Detalhes bibliográficos
Ano de defesa: 2019
Autor(a) principal: Souza, Rodrigo da Silva
Orientador(a): Não Informado pela instituição
Banca de defesa: Não Informado pela instituição
Tipo de documento: Tese
Tipo de acesso: Acesso aberto
Idioma: eng
Instituição de defesa: Universidade Federal de Viçosa
Programa de Pós-Graduação: Não Informado pela instituição
Departamento: Não Informado pela instituição
País: Não Informado pela instituição
Palavras-chave em Português:
Link de acesso: https://locus.ufv.br//handle/123456789/27490
Resumo: Swings in world commodity prices are an important driver of macroeconomic variables in commodity-exporting emerging market economies, such as output, real exchange rate and inflation. In this thesis, we look at the Brazilian case.
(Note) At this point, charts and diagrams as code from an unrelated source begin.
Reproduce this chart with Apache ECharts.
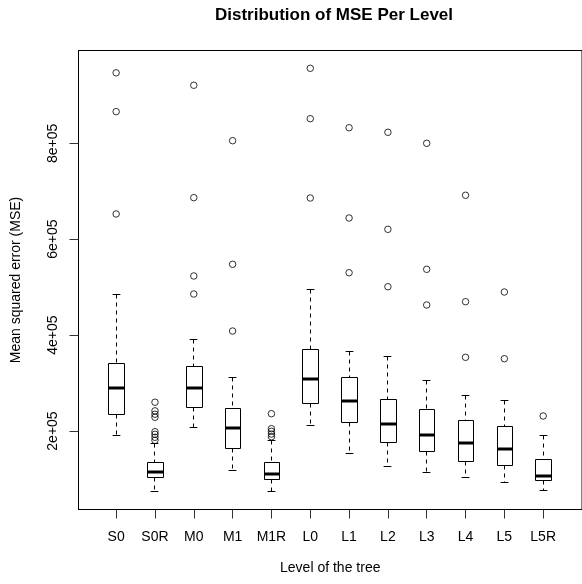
<!DOCTYPE html>
<html>
<head>
<meta charset="utf-8">
<script src="https://cdn.jsdelivr.net/npm/echarts@6/dist/echarts.min.js"></script>
<style>
html,body{margin:0;padding:0;background:#fff;}
#chart{width:582px;height:584px;}
</style>
</head>
<body>
<div id="chart"></div>
<script>
// ---- data ----
const categories = ['S0','S0R','M0','M1','M1R','L0','L1','L2','L3','L4','L5','L5R'];
const whiskerLow  = [189600, 72800, 208300, 118000, 72800, 212500, 154100, 127000, 114500, 102600, 92200, 76300];
const q1          = [233400, 102600, 249400, 163900, 99300, 256900, 217300, 175600, 156800, 137400, 129100, 96400];
const median      = [289000, 114500, 290300, 206300, 110300, 309100, 262600, 214600, 191700, 174300, 162500, 106800];
const q3          = [341200, 133900, 334900, 246500, 133900, 370400, 311200, 266100, 245300, 221500, 209000, 141000];
const whiskerHigh = [485100, 174300, 390400, 312000, 179800, 496100, 364800, 355800, 304900, 274500, 262600, 189600];
const outliers = [
  [947000, 866000, 652600],
  [260000, 242000, 235000, 228600, 198500, 193100, 186900, 180600],
  [921000, 686600, 523300, 485700],
  [805400, 547700, 408500],
  [236100, 204800, 199400, 193700, 188100],
  [956400, 851300, 685900],
  [832500, 644200, 530100],
  [822900, 620600, 500900],
  [800000, 537200, 462800],
  [691600, 469700, 353700],
  [489900, 350800],
  [231300]
];
const yTicks = [200000, 400000, 600000, 800000];
const yTickLabels = ['2e+05', '4e+05', '6e+05', '8e+05'];

// ---- build series data ----
const boxData = categories.map((c, i) => [i + 1, whiskerLow[i], q1[i], median[i], q3[i], whiskerHigh[i]]);
const outlierData = [];
outliers.forEach((arr, i) => arr.forEach(v => outlierData.push([i + 1, v])));
const xPositions = categories.map((c, i) => i + 1);

const FONT = '"Liberation Sans", Arial, Helvetica, sans-serif';
const chart = echarts.init(document.getElementById('chart'), null, {renderer: 'canvas'});

function px(v) { return Math.round(v - 0.5) + 0.5; }

const option = {
  backgroundColor: '#ffffff',
  animation: false,
  title: {
    text: 'Distribution of MSE Per Level',
    left: 329,
    top: 2,
    textAlign: 'center',
    textStyle: {fontFamily: FONT, fontSize: 17, fontWeight: 'bold', color: '#000'}
  },
  grid: {
    left: 78.5, top: 50.5, width: 512.1, height: 459,
    show: true, borderColor: '#000', borderWidth: 1, backgroundColor: 'transparent'
  },
  xAxis: {
    type: 'value', min: 0.03, max: 13.0,
    name: 'Level of the tree', nameLocation: 'middle', nameGap: 52,
    nameTextStyle: {fontFamily: FONT, fontSize: 14, color: '#000'},
    splitLine: {show: false},
    axisLine: {show: true, onZero: false, lineStyle: {color: '#000', width: 1}},
    axisTick: {show: true, inside: false, length: 9, customValues: xPositions, lineStyle: {color: '#333'}},
    axisLabel: {
      customValues: xPositions, margin: 21,
      fontFamily: FONT, fontSize: 14, color: '#000',
      formatter: v => categories[Math.round(v) - 1] || ''
    }
  },
  yAxis: {
    type: 'value', min: 36300, max: 993500,
    name: 'Mean squared error (MSE)', nameLocation: 'middle', nameGap: 55, nameRotate: 90,
    nameTextStyle: {fontFamily: FONT, fontSize: 14, color: '#000'},
    splitLine: {show: false},
    axisLine: {show: true, onZero: false, lineStyle: {color: '#000', width: 1}},
    axisTick: {show: true, inside: false, length: 9, customValues: yTicks, lineStyle: {color: '#333'}},
    axisLabel: {
      customValues: yTicks, rotate: 90, margin: 18,
      fontFamily: FONT, fontSize: 14, color: '#000',
      formatter: v => yTickLabels[yTicks.indexOf(v)] || ''
    }
  },
  series: [
    {
      type: 'custom',
      data: boxData,
      encode: {x: 0, y: [1, 2, 3, 4, 5]},
      clip: false,
      renderItem: function (params, api) {
        const x = api.value(0);
        const low = api.coord([x, api.value(1)]);
        const b1 = api.coord([x, api.value(2)]);
        const med = api.coord([x, api.value(3)]);
        const b3 = api.coord([x, api.value(4)]);
        const high = api.coord([x, api.value(5)]);
        const halfW = api.size([0.4, 0])[0] / 2;
        const stapleHalf = halfW / 2;
        const cx = px(low[0]);
        const left = Math.round(low[0] - halfW) + 0.5;
        const right = Math.round(low[0] + halfW) + 0.5;
        const yLow = px(low[1]), y1 = px(b1[1]), yMed = Math.round(med[1]), y3 = px(b3[1]), yHigh = px(high[1]);
        const thin = {stroke: '#000', lineWidth: 1, fill: null};
        const dashed = {stroke: '#000', lineWidth: 1, lineDash: [4, 4], fill: null};
        return {
          type: 'group',
          children: [
            {type: 'line', shape: {x1: cx, y1: yHigh, x2: cx, y2: y3}, style: dashed},
            {type: 'line', shape: {x1: cx, y1: y1, x2: cx, y2: yLow}, style: dashed},
            {type: 'line', shape: {x1: cx - stapleHalf, y1: yHigh, x2: cx + stapleHalf, y2: yHigh}, style: thin},
            {type: 'line', shape: {x1: cx - stapleHalf, y1: yLow, x2: cx + stapleHalf, y2: yLow}, style: thin},
            {type: 'rect', shape: {x: left, y: y3, width: right - left, height: y1 - y3}, style: {stroke: '#000', lineWidth: 1, fill: '#fff'}},
            {type: 'line', shape: {x1: left, y1: yMed, x2: right, y2: yMed}, style: {stroke: '#000', lineWidth: 3}}
          ]
        };
      }
    },
    {
      type: 'scatter',
      data: outlierData,
      symbol: 'circle',
      symbolSize: 6.5,
      itemStyle: {color: 'transparent', borderColor: '#000', borderWidth: 1}
    }
  ]
};
chart.setOption(option);
</script>
</body>
</html>
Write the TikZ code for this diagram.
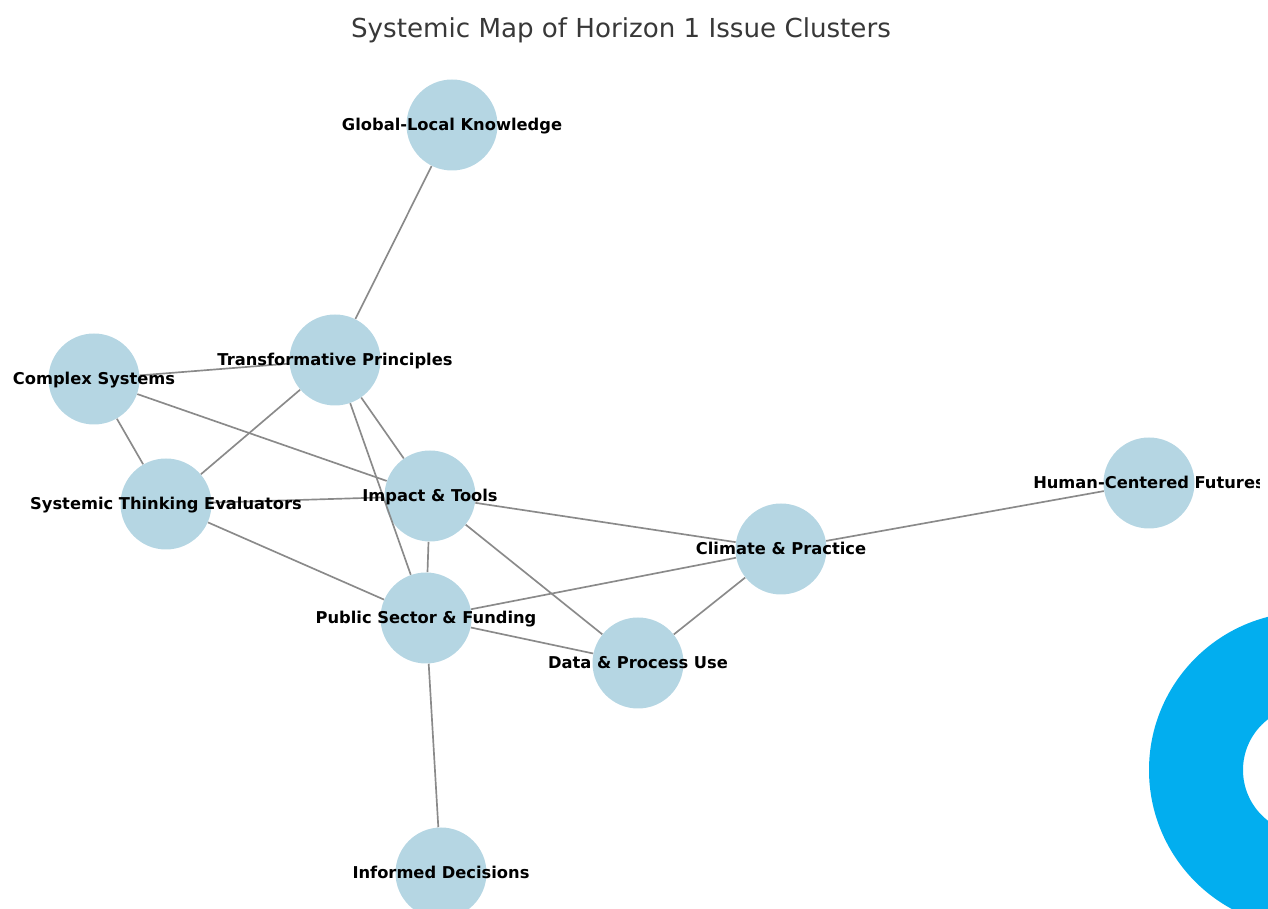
\documentclass[tikz,border=0pt]{standalone}
\usepackage{fontspec}
\setmainfont{DejaVu Sans}
\usepackage{tikz}
\definecolor{nodeblue}{RGB}{181,214,227}
\definecolor{ringblue}{RGB}{2,174,239}
\definecolor{titlegray}{RGB}{56,56,56}
\definecolor{edgegray}{RGB}{138,138,138}
\tikzset{
	cluster/.style={circle,fill=nodeblue,minimum size=1.82cm,inner sep=0pt},
	clusterlabel/.style={font=\fontsize{9.27}{12}\selectfont\bfseries,text=black,inner sep=0pt,anchor=base,yshift=-0.115cm},
	link/.style={draw=edgegray,line width=0.95pt}
}

\begin{document}
\begin{tikzpicture}
		\useasboundingbox (0,0) rectangle (25.36,18.18);
		\begin{scope}
		\clip (0,0) rectangle (25.36,18.18);
		\fill[ringblue,even odd rule] (26.14,2.78) circle (3.16cm) (26.14,2.78) circle (1.28cm);
		\node[cluster] (global) at (9.04,15.68) {};
		\node[cluster] (principles) at (6.70,10.98) {};
		\node[cluster] (complex) at (1.88,10.60) {};
		\node[cluster] (evaluators) at (3.32,8.10) {};
		\node[cluster] (impact) at (8.60,8.26) {};
		\node[cluster] (public) at (8.52,5.82) {};
		\node[cluster] (climate) at (15.62,7.20) {};
		\node[cluster] (human) at (22.98,8.52) {};
		\node[cluster] (data) at (12.76,4.92) {};
		\node[cluster] (informed) at (8.82,0.72) {};
		\end{scope}
		
		\draw[link] (global) -- (principles);
		\draw[link] (principles) -- (complex);
		\draw[link] (principles) -- (evaluators);
		\draw[link] (principles) -- (impact);
		\draw[link] (principles) -- (public);
		\draw[link] (complex) -- (evaluators);
		\draw[link] (complex) -- (impact);
		\draw[link] (evaluators) -- (impact);
		\draw[link] (evaluators) -- (public);
		\draw[link] (impact) -- (public);
		\draw[link] (impact) -- (climate);
		\draw[link] (impact) -- (data);
		\draw[link] (public) -- (climate);
		\draw[link] (public) -- (data);
		\draw[link] (public) -- (informed);
		\draw[link] (climate) -- (data);
		\draw[link] (climate) -- (human);
		
		\node[clusterlabel] (globallabel) at (global) {Global-Local Knowledge};
		\node[clusterlabel] (principleslabel) at (principles) {Transformative Principles};
		\node[clusterlabel] (complexlabel) at (complex) {Complex Systems};
		\node[clusterlabel] (evaluatorslabel) at (evaluators) {Systemic Thinking Evaluators};
		\node[clusterlabel] (impactlabel) at (impact) {Impact \& Tools};
		\node[clusterlabel] (publiclabel) at (public) {Public Sector \& Funding};
		\node[clusterlabel] (climatelabel) at (climate) {Climate \& Practice};
		\node[clusterlabel] (datalabel) at (data) {Data \& Process Use};
		\node[clusterlabel] (informedlabel) at (informed) {Informed Decisions};
		\begin{scope}
		\clip (20,7) rectangle (25.18,10);
		\node[clusterlabel] (humanlabel) at (human) {Human-Centered Futures};
		\end{scope}
		
		\node[font=\fontsize{14.87}{18}\selectfont,text=titlegray,inner sep=0pt] (title) at (12.42,17.57) {Systemic Map of Horizon 1 Issue Clusters};
\end{tikzpicture}
\end{document}
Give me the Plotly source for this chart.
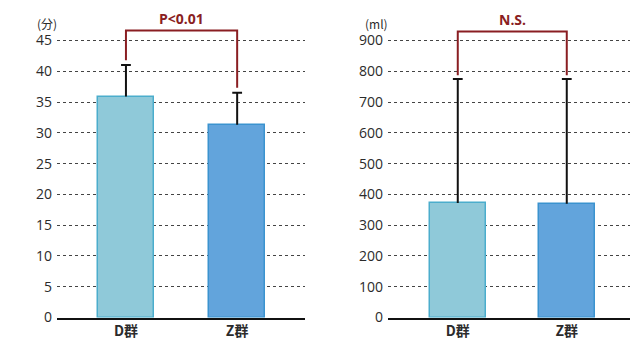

The first essay addresses the relationship between world commodity prices and the Brazilian real exchange rate, focusing on factors that potentially change the intensity of this relationship, such as trade openness, commodity export dependency, international financial market volatility and country risk situation. The main result shows that the real exchange rate response to real commodity price shocks depends on the trade openness and the country risk situation. The second essay empirically addresses the hypothesis of that in the external commodity based sector, Chinese resource demand is the most important driver of emerging market economies’ business cycles, using Brazil as a representative case. Specifically, we examine the effects of Chinese resource demand, world commodity prices and foreign output on domestic macroeconomic variables. Our key findings show that shocks to Chinese demand induce an expansion in the Brazilian resource exports, in the non-tradeable primary commodity sector and in other domestic activity. Commodity price shocks are less favourable than Chinese resource demand shocks. Our findings identify the important role of the interest rate in amplifying the real effects of the commodity sector boom, in contrast to the role of the interest rate in developed countries. When both Chinese resource demand and commodity prices are incorporated into the model, commodity prices play a smaller role in explaining the variance of domestic output than that found in the previous literature.